Wednesday, June 4, 2014

Learning About Learning: Supporting Kids’ Learning Through Play

The Museum is partnering with Brown University's Causality and Mind Lab on a three-year National Science Foundation-funded project (award #1223777) to study how children develop scientific thinking skills and understand their own learning processes.  Museum researcher Suzy Letourneau is investigating how to make kids’ learning through play visible and shared this project update.

We’ve observed many metacognitive skills in children’s play at the Museum. We also found that when families stayed longer in one exhibit, children showed a greater variety of these “thinking behaviors” in their play. This showed us that when children want to do the same activity for what seems like forever, they may be practicing something very important. As adults, we might be able to support children’s learning by encouraging them to reflect on what they’re thinking and doing.
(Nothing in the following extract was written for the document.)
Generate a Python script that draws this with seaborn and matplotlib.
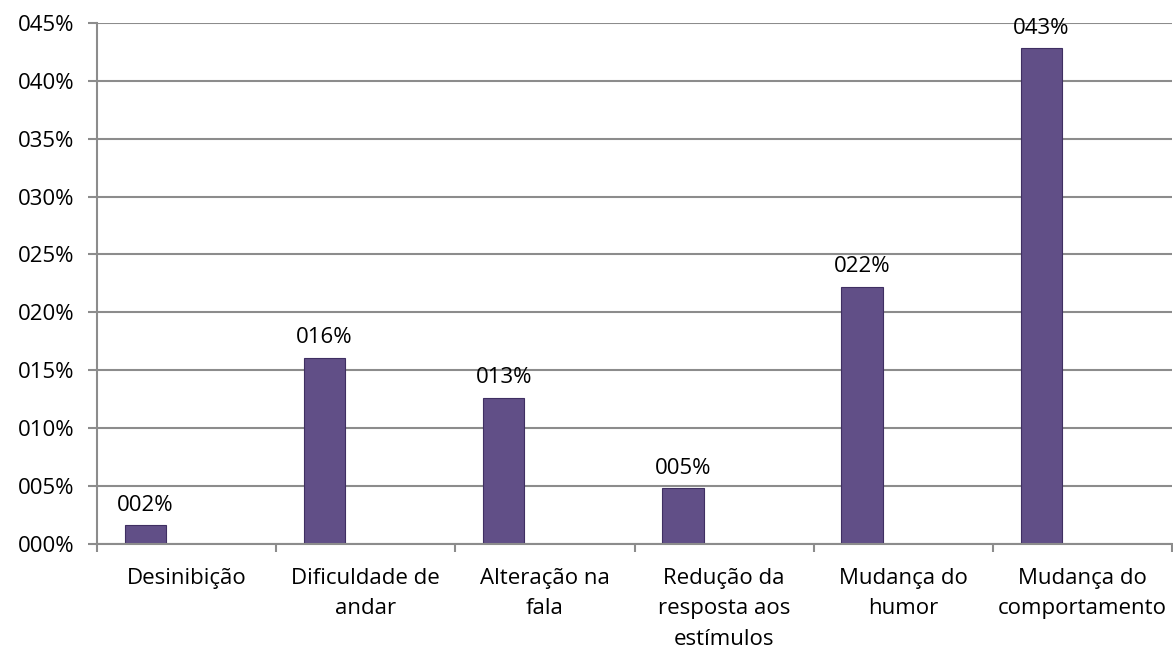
import numpy as np
import pandas as pd
import matplotlib
matplotlib.use("Agg")
import matplotlib.pyplot as plt
import seaborn as sns

categories = [
    "Desinibição",
    "Dificuldade de\nandar",
    "Alteração na\nfala",
    "Redução da\nresposta aos\nestímulos",
    "Mudança do\nhumor",
    "Mudança do\ncomportamento",
]
values = [0.016, 0.161, 0.126, 0.048, 0.222, 0.428]
series = ["S1", "S2", "S3"]  # only the first series holds data

sns.set_theme(style="white")
plt.rcParams["font.family"] = ["Open Sans", "DejaVu Sans"]

df = pd.DataFrame({
    "cat": categories,
    "val": values,
    "serie": series[0],
})

fig = plt.figure(figsize=(11.73, 6.53), dpi=100)
ax = fig.add_axes([0.0827, 0.167, 0.9165, 0.798])

sns.barplot(
    data=df,
    x="cat",
    y="val",
    hue="serie",
    hue_order=series,
    order=categories,
    palette=["#5e4690", "#5e4690", "#5e4690"],
    width=0.69,
    dodge=True,
    edgecolor="#3f2f62",
    linewidth=0.8,
    legend=False,
    ax=ax,
)

ax.bar_label(
    ax.containers[0],
    labels=["%03d%%" % round(v * 100) for v in values],
    padding=7,
    fontsize=16,
    color="#000000",
)

ax.set_ylim(0, 0.45)
ax.set_xlim(-0.5, 5.5)
yt = np.arange(0, 0.451, 0.05)
ax.set_yticks(yt)
ax.set_yticklabels(["%03d%%" % round(t * 100) for t in yt], fontsize=16, color="#000000")
ax.yaxis.grid(True, color="#8c8c8c", linewidth=1.5)
ax.set_axisbelow(True)

ax.set_xticks(range(len(categories)))
ax.set_xticklabels(categories, fontsize=16, color="#000000", linespacing=1.62)
ax.set_xticks(np.arange(-0.5, 5.6, 1), minor=True)
ax.tick_params(axis="x", which="major", length=0, pad=17)
ax.tick_params(axis="x", which="minor", length=6, width=1.5, color="#8c8c8c", direction="out", bottom=True)
ax.tick_params(axis="y", length=6.5, width=1.5, color="#8c8c8c", direction="out", left=True, pad=10)

for s in ["top", "right"]:
    ax.spines[s].set_visible(False)
for s in ["left", "bottom"]:
    ax.spines[s].set_color("#8c8c8c")
    ax.spines[s].set_linewidth(1.5)

ax.set_xlabel("")
ax.set_ylabel("")

fig.savefig("out.png", dpi=100)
For young children, reflecting might be as simple as being proud of something they’ve accomplished and sharing this with others. Children of all ages use their understanding of the world to anticipate what’s coming next, and they show surprise when unexpected things happen. Emotional reactions to successes, failures and discoveries can be great opportunities to think together about what just happened and what children are thinking about it. Older children might be able to describe what they did and why, or might be able to come up with another solution or change their plans after seeing what happened.

We also found that when children stated a plan or idea before starting to play (for example, deciding what they want to build, or choosing what character to pretend to be), they were more likely to reflect on their play later in their visit.  For young children, making a plan might be as simple as choosing some materials to use, or watching and trying to copy someone else. Older children might imagine what they want to create, build, or do in advance and then come up with their own strategy or collaborate with others to accomplish it.
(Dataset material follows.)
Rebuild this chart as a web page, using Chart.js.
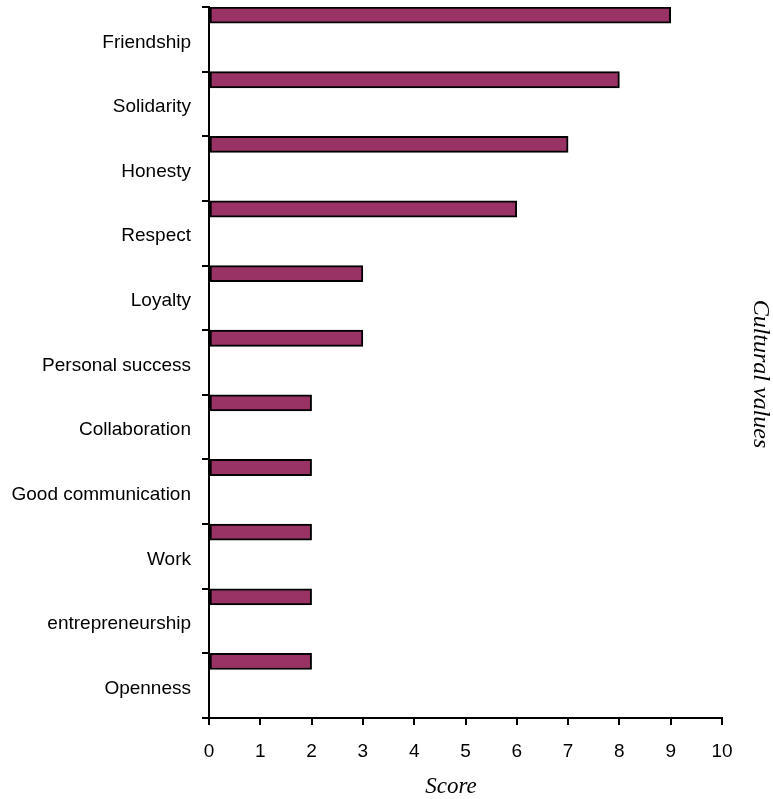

We asked Museum play guides how they encourage children to plan or reflect on what they’re doing. Here are some of their suggestions:
  • Let children watch you play and either copy you or do something different.
  • Place something new and interesting nearby, and wait to see if children notice it. It might spark a new idea or inspire a different strategy.
  • Let children put their own words to what they’re planning by asking, “What are you doing?” and “Can I help?”
  • If children experience a setback, encourage them to try again. If they get stuck, ask, “What else could you try?”
  • Show enthusiasm when children are proud and want to share what they’ve done. Use this moment to ask, “How did you do that?”
  • Help children document their work so they can reflect on it later. Leave something behind (like on the show-off shelf in ThinkSpace), or take a picture of each step of the process along with the finished product.